Quote all lines below exactly. Images stay out.

++++

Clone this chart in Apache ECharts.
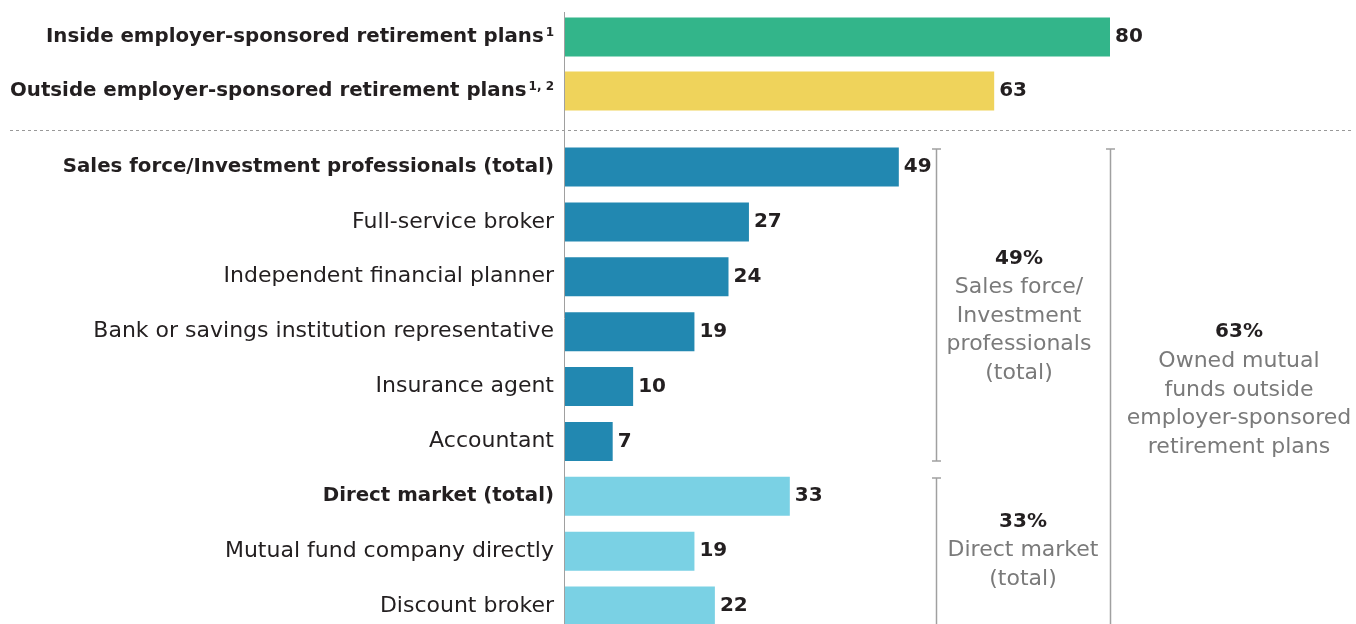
<!DOCTYPE html>
<html>
<head>
<meta charset="utf-8">
<script src="https://cdn.jsdelivr.net/npm/echarts@6/dist/echarts.min.js"></script>
<style>
    html, body { margin: 0; padding: 0; background: #fff; }
    #main { width: 1356px; height: 624px; }
</style>
</head>
<body>
<div id="main"></div>
<script>
// data
const planCategories = ['Inside employer-sponsored retirement plans', 'Outside employer-sponsored retirement plans']
const planNotes = ['1', '1, 2']
const planValues = [80, 63]
const planColors = ['#33b58a', '#efd35b']

const channelCategories = [
    'Sales force/Investment professionals (total)',
    'Full-service broker',
    'Independent financial planner',
    'Bank or savings institution representative',
    'Insurance agent',
    'Accountant',
    'Direct market (total)',
    'Mutual fund company directly',
    'Discount broker'
]
const channelValues = [49, 27, 24, 19, 10, 7, 33, 19, 22]
const channelGroups = ['sales', 'sales', 'sales', 'sales', 'sales', 'sales', 'direct', 'direct', 'direct']
const channelTotals = [true, false, false, false, false, false, true, false, false]
const groupColors = { sales: '#2288b1', direct: '#7ad1e4' }

const textColor = '#231f20'
const noteColor = '#7a7a7a'
const lineColor = '#a0a0a0'
const fontFamily = '"DejaVu Sans", "Noto Sans", sans-serif'
const boldSize = 19.8
const plainSize = 22

function initChart() {
    const chartInstance = echarts.init(document.getElementById('main'))

    // boundaryGap false -> first/last bar sit on the grid edges
    const yAxisBase = {
        type: 'category',
        inverse: true,
        boundaryGap: false,
        axisTick: { show: false },
        axisLine: { show: false },
        axisLabel: {
            margin: 11,
            fontSize: plainSize,
            color: textColor,
            fontFamily: fontFamily
        }
    }
    const xAxisBase = { type: 'value', min: 0, max: 80, show: false }
    const labelBase = {
        show: true,
        position: 'right',
        distance: 5,
        fontSize: 20,
        fontWeight: 'bold',
        color: textColor,
        fontFamily: fontFamily
    }

    const option = {
        animation: false,
        grid: [
            { left: 565, top: 37, width: 545, height: 54 },
            { left: 565, top: 167, width: 545, height: 439 }
        ],
        xAxis: [
            Object.assign({ gridIndex: 0 }, xAxisBase),
            Object.assign({ gridIndex: 1 }, xAxisBase)
        ],
        yAxis: [
            Object.assign({}, yAxisBase, {
                gridIndex: 0,
                data: planCategories,
                axisLabel: Object.assign({}, yAxisBase.axisLabel, {
                    formatter: (val, idx) => '{b|' + val + '}{sup|' + planNotes[idx] + '}',
                    rich: {
                        b: { fontSize: boldSize, fontWeight: 'bold', color: textColor, fontFamily: fontFamily },
                        sup: { fontSize: 12, fontWeight: 'bold', color: textColor, fontFamily: fontFamily, verticalAlign: 'top', padding: [0, 0, 6, 2] }
                    }
                })
            }),
            Object.assign({}, yAxisBase, {
                gridIndex: 1,
                data: channelCategories,
                axisLabel: Object.assign({}, yAxisBase.axisLabel, {
                    formatter: (val, idx) => channelTotals[idx] ? '{b|' + val + '}' : '{n|' + val + '}',
                    rich: {
                        b: { fontSize: boldSize, fontWeight: 'bold', color: textColor, fontFamily: fontFamily },
                        n: { fontSize: plainSize, color: textColor, fontFamily: fontFamily }
                    }
                })
            })
        ],
        series: [
            {
                type: 'bar',
                xAxisIndex: 0,
                yAxisIndex: 0,
                barWidth: 39,
                label: labelBase,
                data: planValues.map((v, i) => ({ value: v, itemStyle: { color: planColors[i] } }))
            },
            {
                type: 'bar',
                xAxisIndex: 1,
                yAxisIndex: 1,
                barWidth: 39,
                label: labelBase,
                data: channelValues.map((v, i) => ({ value: v, itemStyle: { color: groupColors[channelGroups[i]] } }))
            }
        ],
        graphic: [
            // axis line, dashed divider
            { type: 'line', shape: { x1: 564.5, y1: 12, x2: 564.5, y2: 630 }, style: { stroke: lineColor, lineWidth: 1 }, z: 10 },
            { type: 'line', shape: { x1: 10, y1: 130.5, x2: 1352, y2: 130.5 }, style: { stroke: '#999999', lineWidth: 1, lineDash: [3, 3] } },
            // brackets
            { type: 'line', shape: { x1: 936.5, y1: 149, x2: 936.5, y2: 461 }, style: { stroke: lineColor, lineWidth: 1.5 } },
            { type: 'line', shape: { x1: 932, y1: 149, x2: 941, y2: 149 }, style: { stroke: lineColor, lineWidth: 1.5 } },
            { type: 'line', shape: { x1: 932, y1: 461, x2: 941, y2: 461 }, style: { stroke: lineColor, lineWidth: 1.5 } },
            { type: 'line', shape: { x1: 936.5, y1: 478, x2: 936.5, y2: 630 }, style: { stroke: lineColor, lineWidth: 1.5 } },
            { type: 'line', shape: { x1: 932, y1: 478, x2: 941, y2: 478 }, style: { stroke: lineColor, lineWidth: 1.5 } },
            { type: 'line', shape: { x1: 1110.5, y1: 149, x2: 1110.5, y2: 630 }, style: { stroke: lineColor, lineWidth: 1.5 } },
            { type: 'line', shape: { x1: 1106, y1: 149, x2: 1115, y2: 149 }, style: { stroke: lineColor, lineWidth: 1.5 } },
            // annotations
            { type: 'text', style: { text: '49%', x: 1019, y: 259, align: 'center', verticalAlign: 'middle', fontSize: 20, fontWeight: 'bold', fill: textColor, fontFamily: fontFamily } },
            { type: 'text', style: { text: 'Sales force/\nInvestment\nprofessionals\n(total)', x: 1019, y: 273, align: 'center', verticalAlign: 'top', lineHeight: 28.7, fontSize: plainSize, fill: noteColor, fontFamily: fontFamily } },
            { type: 'text', style: { text: '63%', x: 1239, y: 332, align: 'center', verticalAlign: 'middle', fontSize: 20, fontWeight: 'bold', fill: textColor, fontFamily: fontFamily } },
            { type: 'text', style: { text: 'Owned mutual\nfunds outside\nemployer-sponsored\nretirement plans', x: 1239, y: 347, align: 'center', verticalAlign: 'top', lineHeight: 28.7, fontSize: plainSize, fill: noteColor, fontFamily: fontFamily } },
            { type: 'text', style: { text: '33%', x: 1023, y: 522, align: 'center', verticalAlign: 'middle', fontSize: 20, fontWeight: 'bold', fill: textColor, fontFamily: fontFamily } },
            { type: 'text', style: { text: 'Direct market\n(total)', x: 1023, y: 536, align: 'center', verticalAlign: 'top', lineHeight: 28.7, fontSize: plainSize, fill: noteColor, fontFamily: fontFamily } }
        ]
    }
    chartInstance.setOption(option)
}

initChart()
</script>
</body>
</html>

++++

> **Finished task**
Clone this chart in Apache ECharts.
<!DOCTYPE html>
<html>
<head>
<meta charset="utf-8">
<script src="https://cdn.jsdelivr.net/npm/echarts@6/dist/echarts.min.js"></script>
<style>
    html, body { margin: 0; padding: 0; background: #fff; }
    #main { width: 1356px; height: 624px; }
</style>
</head>
<body>
<div id="main"></div>
<script>
// data
const planCategories = ['Inside employer-sponsored retirement plans', 'Outside employer-sponsored retirement plans']
const planNotes = ['1', '1, 2']
const planValues = [80, 63]
const planColors = ['#33b58a', '#efd35b']

const channelCategories = [
    'Sales force/Investment professionals (total)',
    'Full-service broker',
    'Independent financial planner',
    'Bank or savings institution representative',
    'Insurance agent',
    'Accountant',
    'Direct market (total)',
    'Mutual fund company directly',
    'Discount broker'
]
const channelValues = [49, 27, 24, 19, 10, 7, 33, 19, 22]
const channelGroups = ['sales', 'sales', 'sales', 'sales', 'sales', 'sales', 'direct', 'direct', 'direct']
const channelTotals = [true, false, false, false, false, false, true, false, false]
const groupColors = { sales: '#2288b1', direct: '#7ad1e4' }

const textColor = '#231f20'
const noteColor = '#7a7a7a'
const lineColor = '#a0a0a0'
const fontFamily = '"DejaVu Sans", "Noto Sans", sans-serif'
const boldSize = 19.8
const plainSize = 22

function initChart() {
    const chartInstance = echarts.init(document.getElementById('main'))

    // boundaryGap false -> first/last bar sit on the grid edges
    const yAxisBase = {
        type: 'category',
        inverse: true,
        boundaryGap: false,
        axisTick: { show: false },
        axisLine: { show: false },
        axisLabel: {
            margin: 11,
            fontSize: plainSize,
            color: textColor,
            fontFamily: fontFamily
        }
    }
    const xAxisBase = { type: 'value', min: 0, max: 80, show: false }
    const labelBase = {
        show: true,
        position: 'right',
        distance: 5,
        fontSize: 20,
        fontWeight: 'bold',
        color: textColor,
        fontFamily: fontFamily
    }

    const option = {
        animation: false,
        grid: [
            { left: 565, top: 37, width: 545, height: 54 },
            { left: 565, top: 167, width: 545, height: 439 }
        ],
        xAxis: [
            Object.assign({ gridIndex: 0 }, xAxisBase),
            Object.assign({ gridIndex: 1 }, xAxisBase)
        ],
        yAxis: [
            Object.assign({}, yAxisBase, {
                gridIndex: 0,
                data: planCategories,
                axisLabel: Object.assign({}, yAxisBase.axisLabel, {
                    formatter: (val, idx) => '{b|' + val + '}{sup|' + planNotes[idx] + '}',
                    rich: {
                        b: { fontSize: boldSize, fontWeight: 'bold', color: textColor, fontFamily: fontFamily },
                        sup: { fontSize: 12, fontWeight: 'bold', color: textColor, fontFamily: fontFamily, verticalAlign: 'top', padding: [0, 0, 6, 2] }
                    }
                })
            }),
            Object.assign({}, yAxisBase, {
                gridIndex: 1,
                data: channelCategories,
                axisLabel: Object.assign({}, yAxisBase.axisLabel, {
                    formatter: (val, idx) => channelTotals[idx] ? '{b|' + val + '}' : '{n|' + val + '}',
                    rich: {
                        b: { fontSize: boldSize, fontWeight: 'bold', color: textColor, fontFamily: fontFamily },
                        n: { fontSize: plainSize, color: textColor, fontFamily: fontFamily }
                    }
                })
            })
        ],
        series: [
            {
                type: 'bar',
                xAxisIndex: 0,
                yAxisIndex: 0,
                barWidth: 39,
                label: labelBase,
                data: planValues.map((v, i) => ({ value: v, itemStyle: { color: planColors[i] } }))
            },
            {
                type: 'bar',
                xAxisIndex: 1,
                yAxisIndex: 1,
                barWidth: 39,
                label: labelBase,
                data: channelValues.map((v, i) => ({ value: v, itemStyle: { color: groupColors[channelGroups[i]] } }))
            }
        ],
        graphic: [
            // axis line, dashed divider
            { type: 'line', shape: { x1: 564.5, y1: 12, x2: 564.5, y2: 630 }, style: { stroke: lineColor, lineWidth: 1 }, z: 10 },
            { type: 'line', shape: { x1: 10, y1: 130.5, x2: 1352, y2: 130.5 }, style: { stroke: '#999999', lineWidth: 1, lineDash: [3, 3] } },
            // brackets
            { type: 'line', shape: { x1: 936.5, y1: 149, x2: 936.5, y2: 461 }, style: { stroke: lineColor, lineWidth: 1.5 } },
            { type: 'line', shape: { x1: 932, y1: 149, x2: 941, y2: 149 }, style: { stroke: lineColor, lineWidth: 1.5 } },
            { type: 'line', shape: { x1: 932, y1: 461, x2: 941, y2: 461 }, style: { stroke: lineColor, lineWidth: 1.5 } },
            { type: 'line', shape: { x1: 936.5, y1: 478, x2: 936.5, y2: 630 }, style: { stroke: lineColor, lineWidth: 1.5 } },
            { type: 'line', shape: { x1: 932, y1: 478, x2: 941, y2: 478 }, style: { stroke: lineColor, lineWidth: 1.5 } },
            { type: 'line', shape: { x1: 1110.5, y1: 149, x2: 1110.5, y2: 630 }, style: { stroke: lineColor, lineWidth: 1.5 } },
            { type: 'line', shape: { x1: 1106, y1: 149, x2: 1115, y2: 149 }, style: { stroke: lineColor, lineWidth: 1.5 } },
            // annotations
            { type: 'text', style: { text: '49%', x: 1019, y: 259, align: 'center', verticalAlign: 'middle', fontSize: 20, fontWeight: 'bold', fill: textColor, fontFamily: fontFamily } },
            { type: 'text', style: { text: 'Sales force/\nInvestment\nprofessionals\n(total)', x: 1019, y: 273, align: 'center', verticalAlign: 'top', lineHeight: 28.7, fontSize: plainSize, fill: noteColor, fontFamily: fontFamily } },
            { type: 'text', style: { text: '63%', x: 1239, y: 332, align: 'center', verticalAlign: 'middle', fontSize: 20, fontWeight: 'bold', fill: textColor, fontFamily: fontFamily } },
            { type: 'text', style: { text: 'Owned mutual\nfunds outside\nemployer-sponsored\nretirement plans', x: 1239, y: 347, align: 'center', verticalAlign: 'top', lineHeight: 28.7, fontSize: plainSize, fill: noteColor, fontFamily: fontFamily } },
            { type: 'text', style: { text: '33%', x: 1023, y: 522, align: 'center', verticalAlign: 'middle', fontSize: 20, fontWeight: 'bold', fill: textColor, fontFamily: fontFamily } },
            { type: 'text', style: { text: 'Direct market\n(total)', x: 1023, y: 536, align: 'center', verticalAlign: 'top', lineHeight: 28.7, fontSize: plainSize, fill: noteColor, fontFamily: fontFamily } }
        ]
    }
    chartInstance.setOption(option)
}

initChart()
</script>
</body>
</html>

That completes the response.